Tijd blijft een ongrijpbaar fenomeen. Een kunstmatige dimensie waar we niet buiten kunnen. Als dit moment van lezen een tel oud is dan is het feitelijk al vervlogen. Dan is het verworden tot een stukje herinnering en volgens sommigen een stukje van onze ziel. Tijd geeft in ieder geval het belang van het moment aan.

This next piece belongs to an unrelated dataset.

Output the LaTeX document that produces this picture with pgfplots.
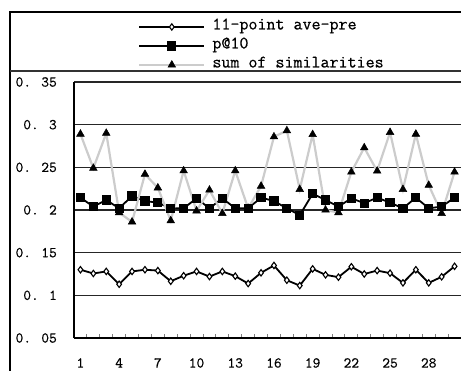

Als kind was het na schooltijd steevast voetballen op de veldjes tussen onze flatgebouwen. Iedereen was buiten. Of het nu om een partijtje voetbal, kerstbomenjacht of een sneeuwballengevecht ging. Anders hadden we altijd nog televisie met Ned 1 en 2. Het leek alsof de zomers warmer waren en de winters kouder. Ik lieg niet als ik zeg dat ik op straat heb geschaatst. Van milieuvervuiling had nog nooit iemand gehoord en naast Nederlandse kwam je hooguit Indische en Surinaamse gezinnen tegen. Zwarte Piet was nog een onschuldige kindervriend die met de Sint onder begeleiding van een heuse drumband met majorettes de wijk een bezoek bracht. Cruijffie en de Kromme, Ard en Keessie, maar ook de autoloze zondag en de man op de maan mocht ik meemaken. Het idee dat iedereen over een apparaatje zal beschikken waarmee je met iedereen over de hele wereld in contact kan komen was Star Trek-fantasie, maar een machine die automatisch de vaat voor je zou doen zou straks wel eens mogelijk kunnen zijn.  Het verleden was armoe, maar de toekomst is veelbelovend. Hoe vaak kroop ik niet in de nepbontjas van mijn moeder? De geur en het gevoel gaf mij een ervaring van veiligheid. Vuurwerk kopen aan de hand van mijn vader. Het leven leek zo eenvoudig en overzichtelijk.

Het kan altijd beter

We worden er bewust van gemaakt dat we met een kwinkslag naar het verleden mogen kijken, maar ons vooral bezig moeten houden met de toekomst. We worden net als vroeger geleerd dat het vroeger allesbehalve beter was dan vandaag. Goed is nooit goed genoeg want het kan altijd beter. Waarom met z’n allen buiten voetballen terwijl we dat van huis uit kunnen doen? We zijn immers allemaal connected. Het idee van vliegende auto’s is Back to the future-fantasie, maar binnen enkele uren aan de andere kant van de wereld vertoeven door supergeleiding of rakettechniek zou straks wel eens tot de mogelijkheden kunnen behoren.  Ik weet dat alles om de toekomst draait. Ook dan zal het verleden allesbehalve beter zijn. Maar kan iemand mij uitleggen waarom ik soms, heel soms een beetje heimwee heb naar vroeger?